Beyond the core, in-play NFL markets include next team to score, next scoring method (touchdown, field goal, safety), drive result (score, punt, turnover, end of half), and live player props. Drive result markets are particularly interesting because they reset after every possession, creating a rolling series of micro-bets throughout the game. I find them useful for expressing short-term views — a defence that has been dominant in the red zone all season facing a struggling offence on a crucial third-down conversion attempt.
Not all in-play markets are available at all UK sportsbooks, and the depth varies by game prominence. Playoff fixtures and prime-time games carry the widest live selection. A Sunday early-window game might offer live match result, handicap, and total only, with limited or no live props. If in-play market depth matters to your strategy, check the live menu during the first few weeks of the season to identify which operators offer the broadest NFL coverage.
Exotic and Novelty NFL Markets
Bill Miller, the AGA’s president, described the legal betting industry as built on “strong consumer protections and a shared commitment to responsibility” — and novelty markets are where that framework gets tested most interestingly. These markets exist because they attract casual bettors who want engagement without deep analysis. The coin toss at the Super Bowl. The colour of the Gatorade shower. Whether a specific celebration will happen after a touchdown.
I approach exotic markets with a clear dividing line. Some exotics are genuinely analysable — first scoring method, for instance, can be modelled based on how teams historically script their opening drives. Others are pure entertainment with negative expected value baked into the price. The coin toss is a 50/50 event priced at odds that guarantee the sportsbook a margin regardless of the outcome. That is not a bet; it is a fee for participation.
The analysable exotics deserve attention because the sportsbook’s pricing models are thinnest here. Exact margin of victory markets, for instance, require the book to assign probabilities to dozens of possible outcomes. The most common NFL margins — 3, 7, 10, and 14 points — are well-studied, but the distribution between less common margins is harder to model precisely.
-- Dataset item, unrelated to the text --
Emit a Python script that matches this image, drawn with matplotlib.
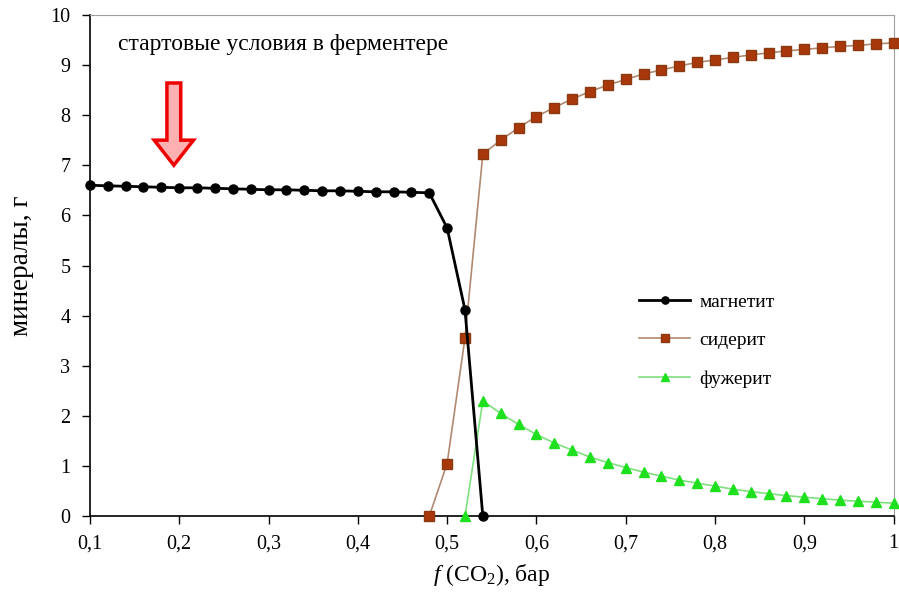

If you have a strong view that a game will be decided by a last-second field goal, the “margin of victory: 1-3 points” band might offer better value than the main handicap line because the exotic pricing is softer.
Specials markets tied to season-long narratives also fall into this category. “Will any team go undefeated in the regular season?” or “Will a UK-based franchise be announced during the season?” These are low-probability events with long odds, and the sportsbook prices them with wide margins because the volume is small and the risk is concentrated. I treat them as entertainment only, never as part of a structured betting approach.
Finding Your Market
The sheer volume of NFL markets at a modern UK sportsbook can paralyse decision-making. I have watched punters scroll through 300 prop options, place six bets across unrelated markets, and wonder why their strike rate is poor. More markets does not mean more opportunity. It means more noise surrounding the same amount of signal.
My approach is to specialise. I focus on three market types for the regular season — player passing props, team totals, and first-half handicaps — and I ignore everything else unless a specific piece of research drives me toward a different market. That discipline means I see the same pricing structures week after week, which builds pattern recognition that generalised browsing never develops. When a passing prop line looks 10 yards too high relative to the defensive matchup, I notice it immediately because I have been watching those lines all season.
The NFL season is long enough to reward patience and specialisation. Pick your markets early, study them deeply, and let the 380 other options serve someone else’s strategy.